■ EXTRACTED MATERIAL:
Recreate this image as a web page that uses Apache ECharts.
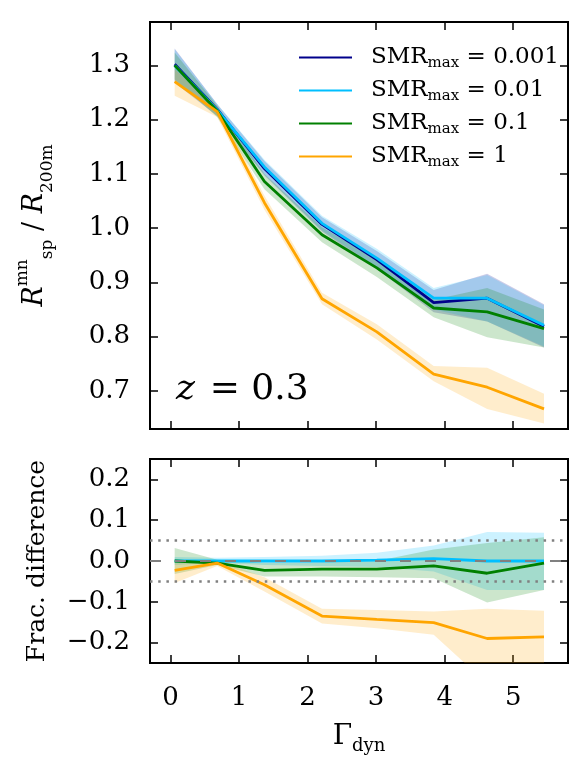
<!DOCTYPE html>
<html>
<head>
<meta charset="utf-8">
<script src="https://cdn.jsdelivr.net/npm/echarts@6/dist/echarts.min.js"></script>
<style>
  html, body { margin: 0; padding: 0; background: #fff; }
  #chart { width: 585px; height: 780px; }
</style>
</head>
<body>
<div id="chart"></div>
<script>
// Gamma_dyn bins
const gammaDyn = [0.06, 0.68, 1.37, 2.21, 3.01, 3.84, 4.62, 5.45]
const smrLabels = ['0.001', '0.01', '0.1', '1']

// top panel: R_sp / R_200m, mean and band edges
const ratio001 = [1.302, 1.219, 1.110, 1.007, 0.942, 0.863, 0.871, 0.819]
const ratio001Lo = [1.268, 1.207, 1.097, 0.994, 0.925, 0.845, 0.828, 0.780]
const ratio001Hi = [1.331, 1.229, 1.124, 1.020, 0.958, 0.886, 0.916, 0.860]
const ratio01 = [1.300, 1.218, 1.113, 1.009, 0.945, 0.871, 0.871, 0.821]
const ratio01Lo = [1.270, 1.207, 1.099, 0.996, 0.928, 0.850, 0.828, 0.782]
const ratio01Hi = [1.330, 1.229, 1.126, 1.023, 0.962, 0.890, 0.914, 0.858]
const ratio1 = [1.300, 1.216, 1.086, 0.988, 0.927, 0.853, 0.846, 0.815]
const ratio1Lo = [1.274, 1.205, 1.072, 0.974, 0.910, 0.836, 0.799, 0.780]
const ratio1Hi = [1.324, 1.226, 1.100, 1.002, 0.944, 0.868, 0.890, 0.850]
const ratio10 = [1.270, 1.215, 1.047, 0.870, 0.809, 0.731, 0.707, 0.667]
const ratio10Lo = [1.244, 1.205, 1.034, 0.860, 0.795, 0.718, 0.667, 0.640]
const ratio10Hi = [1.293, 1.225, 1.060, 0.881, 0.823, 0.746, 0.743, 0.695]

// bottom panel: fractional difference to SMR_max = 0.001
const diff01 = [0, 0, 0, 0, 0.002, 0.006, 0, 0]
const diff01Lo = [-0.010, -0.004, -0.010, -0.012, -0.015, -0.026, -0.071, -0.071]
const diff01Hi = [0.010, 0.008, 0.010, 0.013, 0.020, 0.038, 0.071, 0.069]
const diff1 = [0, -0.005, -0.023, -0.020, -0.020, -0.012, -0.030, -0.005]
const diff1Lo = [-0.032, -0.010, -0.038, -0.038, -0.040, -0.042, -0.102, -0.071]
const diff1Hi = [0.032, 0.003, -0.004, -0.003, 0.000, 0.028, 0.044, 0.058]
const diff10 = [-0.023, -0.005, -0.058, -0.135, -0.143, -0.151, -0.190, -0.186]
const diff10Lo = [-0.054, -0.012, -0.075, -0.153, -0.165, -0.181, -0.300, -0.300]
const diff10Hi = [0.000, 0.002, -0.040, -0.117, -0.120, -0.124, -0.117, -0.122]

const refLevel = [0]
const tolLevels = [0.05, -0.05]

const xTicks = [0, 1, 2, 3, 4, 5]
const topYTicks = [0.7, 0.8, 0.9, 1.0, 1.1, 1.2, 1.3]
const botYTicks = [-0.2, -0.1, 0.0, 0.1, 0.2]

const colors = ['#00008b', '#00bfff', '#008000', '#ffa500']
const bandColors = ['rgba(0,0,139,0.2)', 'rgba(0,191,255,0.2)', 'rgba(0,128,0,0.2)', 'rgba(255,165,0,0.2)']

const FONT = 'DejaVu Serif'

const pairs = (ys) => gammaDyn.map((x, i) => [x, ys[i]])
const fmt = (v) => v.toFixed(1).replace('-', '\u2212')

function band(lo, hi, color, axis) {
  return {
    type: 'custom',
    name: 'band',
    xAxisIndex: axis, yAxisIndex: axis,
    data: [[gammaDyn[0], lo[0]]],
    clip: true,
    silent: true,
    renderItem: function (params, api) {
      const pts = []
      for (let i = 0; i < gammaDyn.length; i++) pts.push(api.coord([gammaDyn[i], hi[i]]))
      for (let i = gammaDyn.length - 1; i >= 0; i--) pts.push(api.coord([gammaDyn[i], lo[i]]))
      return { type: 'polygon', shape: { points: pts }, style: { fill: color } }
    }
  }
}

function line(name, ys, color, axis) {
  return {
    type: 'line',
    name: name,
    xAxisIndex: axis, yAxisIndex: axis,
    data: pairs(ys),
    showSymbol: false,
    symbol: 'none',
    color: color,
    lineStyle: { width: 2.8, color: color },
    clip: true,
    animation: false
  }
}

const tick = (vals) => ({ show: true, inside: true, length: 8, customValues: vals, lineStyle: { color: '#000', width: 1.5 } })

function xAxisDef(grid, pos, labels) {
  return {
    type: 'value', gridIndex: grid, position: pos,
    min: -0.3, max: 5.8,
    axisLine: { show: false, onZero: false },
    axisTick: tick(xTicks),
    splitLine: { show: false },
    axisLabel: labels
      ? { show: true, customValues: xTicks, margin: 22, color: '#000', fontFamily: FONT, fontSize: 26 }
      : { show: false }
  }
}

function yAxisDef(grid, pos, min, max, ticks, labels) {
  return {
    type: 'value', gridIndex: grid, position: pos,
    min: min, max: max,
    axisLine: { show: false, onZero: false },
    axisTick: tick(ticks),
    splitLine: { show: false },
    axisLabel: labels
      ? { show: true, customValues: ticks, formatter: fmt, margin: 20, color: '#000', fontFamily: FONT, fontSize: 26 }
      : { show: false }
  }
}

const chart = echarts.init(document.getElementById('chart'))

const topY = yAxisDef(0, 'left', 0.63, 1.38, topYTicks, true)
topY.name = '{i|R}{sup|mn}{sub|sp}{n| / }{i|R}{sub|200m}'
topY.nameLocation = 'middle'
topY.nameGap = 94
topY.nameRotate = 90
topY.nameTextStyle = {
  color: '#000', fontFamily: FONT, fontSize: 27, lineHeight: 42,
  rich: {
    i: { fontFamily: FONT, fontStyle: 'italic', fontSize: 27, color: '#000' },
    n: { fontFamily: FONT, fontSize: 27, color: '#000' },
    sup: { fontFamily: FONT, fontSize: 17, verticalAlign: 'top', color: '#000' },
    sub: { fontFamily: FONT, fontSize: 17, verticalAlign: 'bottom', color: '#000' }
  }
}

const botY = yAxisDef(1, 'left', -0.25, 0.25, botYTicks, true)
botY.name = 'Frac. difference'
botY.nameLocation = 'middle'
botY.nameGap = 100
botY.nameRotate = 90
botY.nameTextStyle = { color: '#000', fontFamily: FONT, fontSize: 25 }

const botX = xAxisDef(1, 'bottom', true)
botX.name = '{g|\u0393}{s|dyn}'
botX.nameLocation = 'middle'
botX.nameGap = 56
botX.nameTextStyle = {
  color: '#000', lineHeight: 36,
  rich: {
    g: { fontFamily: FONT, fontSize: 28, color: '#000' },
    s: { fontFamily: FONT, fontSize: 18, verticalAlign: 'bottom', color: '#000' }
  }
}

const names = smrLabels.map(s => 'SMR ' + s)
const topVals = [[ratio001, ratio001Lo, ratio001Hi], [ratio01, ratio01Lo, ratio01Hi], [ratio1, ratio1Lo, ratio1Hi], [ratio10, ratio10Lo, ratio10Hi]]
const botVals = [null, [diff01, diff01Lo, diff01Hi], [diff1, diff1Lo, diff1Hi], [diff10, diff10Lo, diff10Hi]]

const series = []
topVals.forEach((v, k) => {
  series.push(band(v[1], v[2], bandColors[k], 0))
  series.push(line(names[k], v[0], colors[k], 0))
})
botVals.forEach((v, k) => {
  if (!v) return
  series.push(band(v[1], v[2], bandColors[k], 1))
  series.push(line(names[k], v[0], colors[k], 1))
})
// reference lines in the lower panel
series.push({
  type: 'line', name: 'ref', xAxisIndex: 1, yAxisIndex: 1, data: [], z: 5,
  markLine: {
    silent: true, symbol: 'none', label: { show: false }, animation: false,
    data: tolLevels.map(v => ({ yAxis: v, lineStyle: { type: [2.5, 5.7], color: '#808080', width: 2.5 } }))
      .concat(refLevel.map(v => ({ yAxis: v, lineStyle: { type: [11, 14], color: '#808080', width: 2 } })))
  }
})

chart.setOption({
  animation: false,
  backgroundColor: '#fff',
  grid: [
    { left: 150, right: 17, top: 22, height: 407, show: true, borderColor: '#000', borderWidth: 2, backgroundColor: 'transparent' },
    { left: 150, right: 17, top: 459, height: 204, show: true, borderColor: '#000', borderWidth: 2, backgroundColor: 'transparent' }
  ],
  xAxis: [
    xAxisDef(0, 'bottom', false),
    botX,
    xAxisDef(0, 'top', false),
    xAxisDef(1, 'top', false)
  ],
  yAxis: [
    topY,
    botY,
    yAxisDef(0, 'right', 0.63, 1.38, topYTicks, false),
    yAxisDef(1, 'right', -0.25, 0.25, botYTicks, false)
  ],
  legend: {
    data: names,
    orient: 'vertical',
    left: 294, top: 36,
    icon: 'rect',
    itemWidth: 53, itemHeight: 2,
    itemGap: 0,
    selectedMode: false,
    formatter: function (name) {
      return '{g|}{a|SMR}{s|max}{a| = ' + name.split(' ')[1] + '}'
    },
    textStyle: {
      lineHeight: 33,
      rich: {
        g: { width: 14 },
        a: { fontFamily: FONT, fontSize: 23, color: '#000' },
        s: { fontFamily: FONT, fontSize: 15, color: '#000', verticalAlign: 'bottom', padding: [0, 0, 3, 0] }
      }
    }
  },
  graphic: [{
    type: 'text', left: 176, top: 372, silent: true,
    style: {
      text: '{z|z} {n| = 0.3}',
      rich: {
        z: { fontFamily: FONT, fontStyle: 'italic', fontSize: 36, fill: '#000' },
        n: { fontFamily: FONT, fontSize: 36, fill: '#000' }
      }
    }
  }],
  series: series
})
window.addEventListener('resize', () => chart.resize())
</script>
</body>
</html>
---
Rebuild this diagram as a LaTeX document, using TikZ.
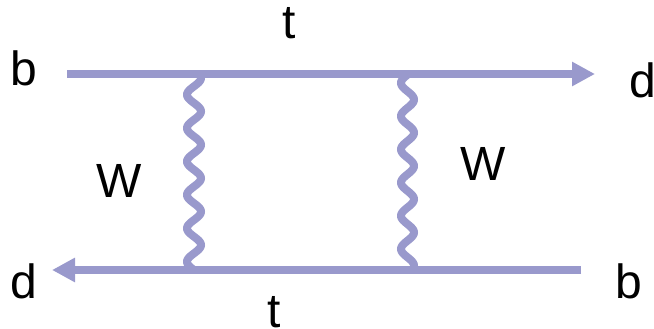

■ EXERCISE REQUIREMENTS: Only lines holding the string "document" are wanted; gather each one from the entries above.

■ EXERCISE RESULT:
const chart = echarts.init(document.getElementById('chart'))
Rebuild this diagram as a LaTeX document, using TikZ.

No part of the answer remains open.